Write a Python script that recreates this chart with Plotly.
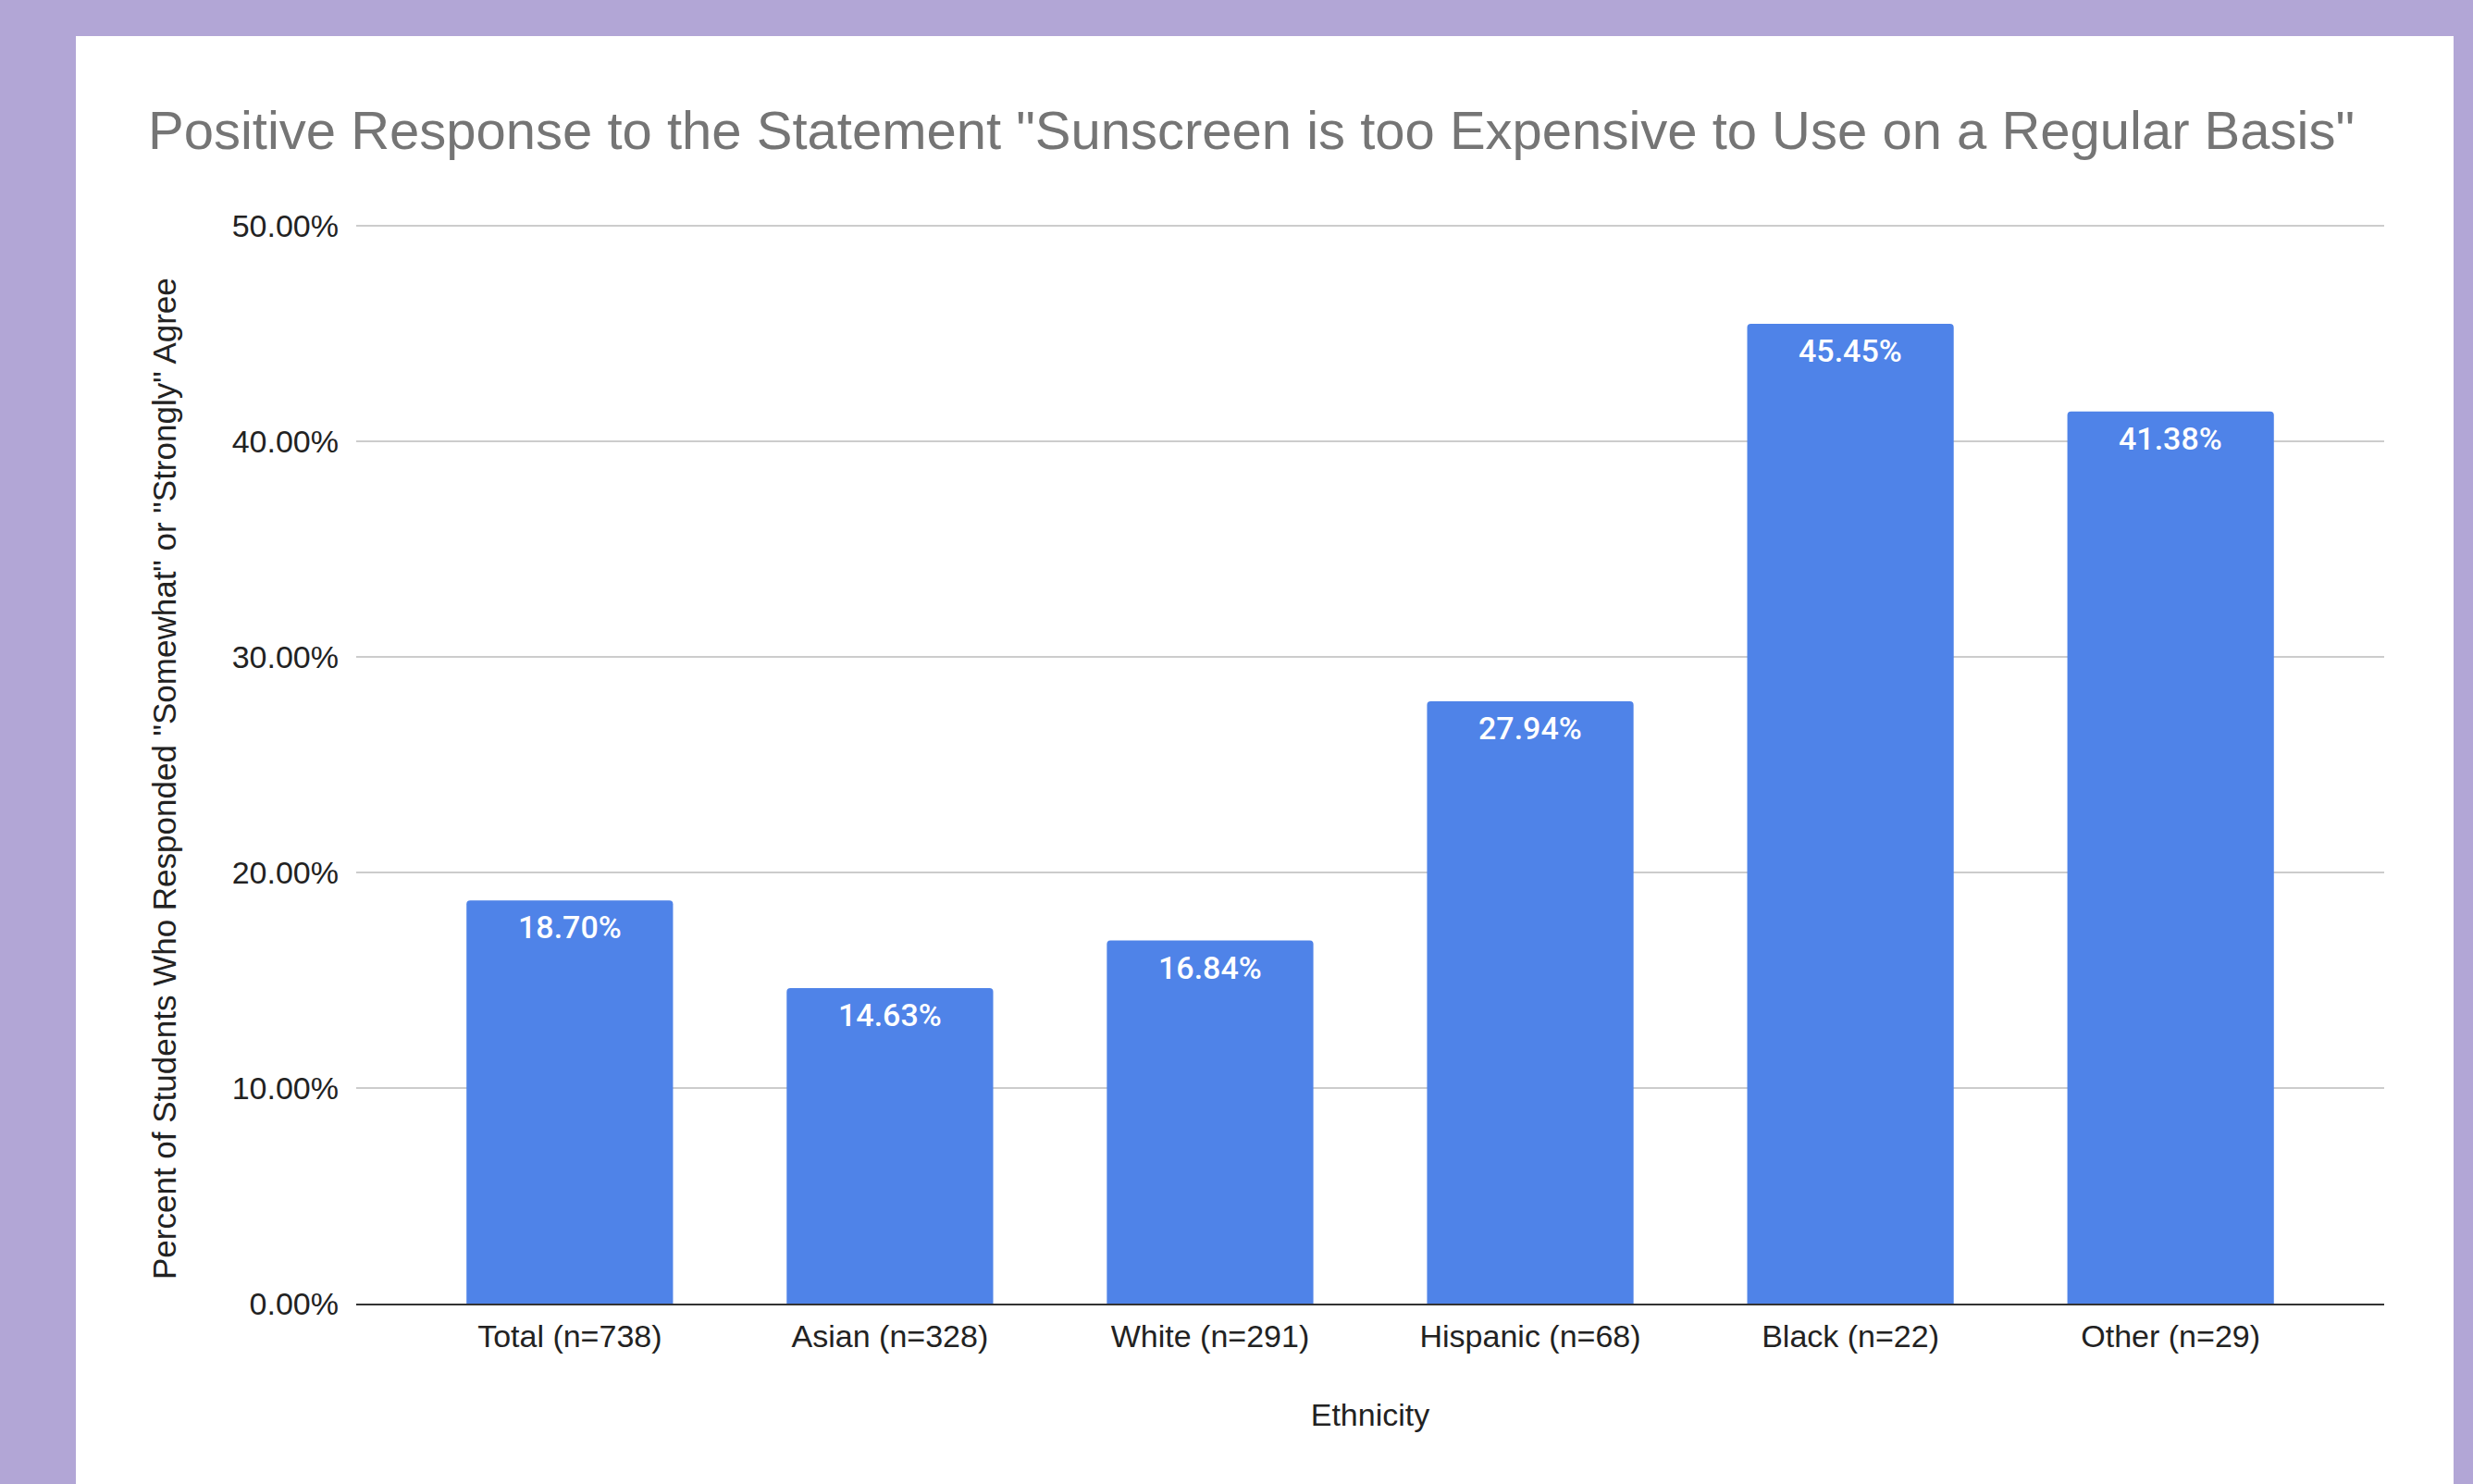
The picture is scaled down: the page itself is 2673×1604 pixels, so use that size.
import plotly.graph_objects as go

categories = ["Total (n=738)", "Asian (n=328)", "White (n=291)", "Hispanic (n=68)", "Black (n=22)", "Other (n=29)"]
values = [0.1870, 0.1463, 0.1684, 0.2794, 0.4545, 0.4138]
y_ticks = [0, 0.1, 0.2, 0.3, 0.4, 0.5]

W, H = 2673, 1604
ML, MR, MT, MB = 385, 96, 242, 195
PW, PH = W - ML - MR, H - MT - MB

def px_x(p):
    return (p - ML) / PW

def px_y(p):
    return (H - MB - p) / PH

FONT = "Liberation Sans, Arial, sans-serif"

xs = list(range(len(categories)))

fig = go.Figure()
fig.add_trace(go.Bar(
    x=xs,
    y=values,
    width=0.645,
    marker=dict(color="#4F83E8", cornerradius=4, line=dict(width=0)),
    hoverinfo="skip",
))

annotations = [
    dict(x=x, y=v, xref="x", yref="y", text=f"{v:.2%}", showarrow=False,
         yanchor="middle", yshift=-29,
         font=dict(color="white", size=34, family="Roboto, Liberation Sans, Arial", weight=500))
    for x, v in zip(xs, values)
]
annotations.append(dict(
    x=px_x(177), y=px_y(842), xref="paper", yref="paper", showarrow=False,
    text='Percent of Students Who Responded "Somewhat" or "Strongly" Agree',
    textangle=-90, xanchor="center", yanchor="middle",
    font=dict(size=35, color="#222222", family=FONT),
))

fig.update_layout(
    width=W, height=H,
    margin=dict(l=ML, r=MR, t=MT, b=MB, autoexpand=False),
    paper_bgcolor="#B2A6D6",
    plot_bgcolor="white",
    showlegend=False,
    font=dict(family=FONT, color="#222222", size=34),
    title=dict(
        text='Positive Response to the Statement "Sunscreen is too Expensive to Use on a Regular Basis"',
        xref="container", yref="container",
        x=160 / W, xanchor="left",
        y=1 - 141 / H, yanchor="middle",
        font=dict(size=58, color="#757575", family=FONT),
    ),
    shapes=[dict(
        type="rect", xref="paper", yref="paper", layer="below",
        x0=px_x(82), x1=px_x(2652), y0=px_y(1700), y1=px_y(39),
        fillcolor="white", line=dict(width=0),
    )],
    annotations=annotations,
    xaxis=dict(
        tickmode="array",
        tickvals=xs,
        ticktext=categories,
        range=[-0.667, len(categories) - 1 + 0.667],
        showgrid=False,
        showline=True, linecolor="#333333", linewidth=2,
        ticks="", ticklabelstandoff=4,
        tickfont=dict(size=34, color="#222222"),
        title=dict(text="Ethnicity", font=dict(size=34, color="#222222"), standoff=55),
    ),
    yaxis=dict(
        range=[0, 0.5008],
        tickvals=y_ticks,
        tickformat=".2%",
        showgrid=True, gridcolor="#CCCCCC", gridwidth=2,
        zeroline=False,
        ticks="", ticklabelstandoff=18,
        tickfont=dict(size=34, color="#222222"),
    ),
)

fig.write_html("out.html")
+ + + + + + +
> [WHAT THE TASK REQUIRES] Repeat the material exactly as it reads, without any of its pictures.

> [THE SOLUTION]
Write a Python script that recreates this chart with Plotly.
The picture is scaled down: the page itself is 2673×1604 pixels, so use that size.
import plotly.graph_objects as go

categories = ["Total (n=738)", "Asian (n=328)", "White (n=291)", "Hispanic (n=68)", "Black (n=22)", "Other (n=29)"]
values = [0.1870, 0.1463, 0.1684, 0.2794, 0.4545, 0.4138]
y_ticks = [0, 0.1, 0.2, 0.3, 0.4, 0.5]

W, H = 2673, 1604
ML, MR, MT, MB = 385, 96, 242, 195
PW, PH = W - ML - MR, H - MT - MB

def px_x(p):
    return (p - ML) / PW

def px_y(p):
    return (H - MB - p) / PH

FONT = "Liberation Sans, Arial, sans-serif"

xs = list(range(len(categories)))

fig = go.Figure()
fig.add_trace(go.Bar(
    x=xs,
    y=values,
    width=0.645,
    marker=dict(color="#4F83E8", cornerradius=4, line=dict(width=0)),
    hoverinfo="skip",
))

annotations = [
    dict(x=x, y=v, xref="x", yref="y", text=f"{v:.2%}", showarrow=False,
         yanchor="middle", yshift=-29,
         font=dict(color="white", size=34, family="Roboto, Liberation Sans, Arial", weight=500))
    for x, v in zip(xs, values)
]
annotations.append(dict(
    x=px_x(177), y=px_y(842), xref="paper", yref="paper", showarrow=False,
    text='Percent of Students Who Responded "Somewhat" or "Strongly" Agree',
    textangle=-90, xanchor="center", yanchor="middle",
    font=dict(size=35, color="#222222", family=FONT),
))

fig.update_layout(
    width=W, height=H,
    margin=dict(l=ML, r=MR, t=MT, b=MB, autoexpand=False),
    paper_bgcolor="#B2A6D6",
    plot_bgcolor="white",
    showlegend=False,
    font=dict(family=FONT, color="#222222", size=34),
    title=dict(
        text='Positive Response to the Statement "Sunscreen is too Expensive to Use on a Regular Basis"',
        xref="container", yref="container",
        x=160 / W, xanchor="left",
        y=1 - 141 / H, yanchor="middle",
        font=dict(size=58, color="#757575", family=FONT),
    ),
    shapes=[dict(
        type="rect", xref="paper", yref="paper", layer="below",
        x0=px_x(82), x1=px_x(2652), y0=px_y(1700), y1=px_y(39),
        fillcolor="white", line=dict(width=0),
    )],
    annotations=annotations,
    xaxis=dict(
        tickmode="array",
        tickvals=xs,
        ticktext=categories,
        range=[-0.667, len(categories) - 1 + 0.667],
        showgrid=False,
        showline=True, linecolor="#333333", linewidth=2,
        ticks="", ticklabelstandoff=4,
        tickfont=dict(size=34, color="#222222"),
        title=dict(text="Ethnicity", font=dict(size=34, color="#222222"), standoff=55),
    ),
    yaxis=dict(
        range=[0, 0.5008],
        tickvals=y_ticks,
        tickformat=".2%",
        showgrid=True, gridcolor="#CCCCCC", gridwidth=2,
        zeroline=False,
        ticks="", ticklabelstandoff=18,
        tickfont=dict(size=34, color="#222222"),
    ),
)

fig.write_html("out.html")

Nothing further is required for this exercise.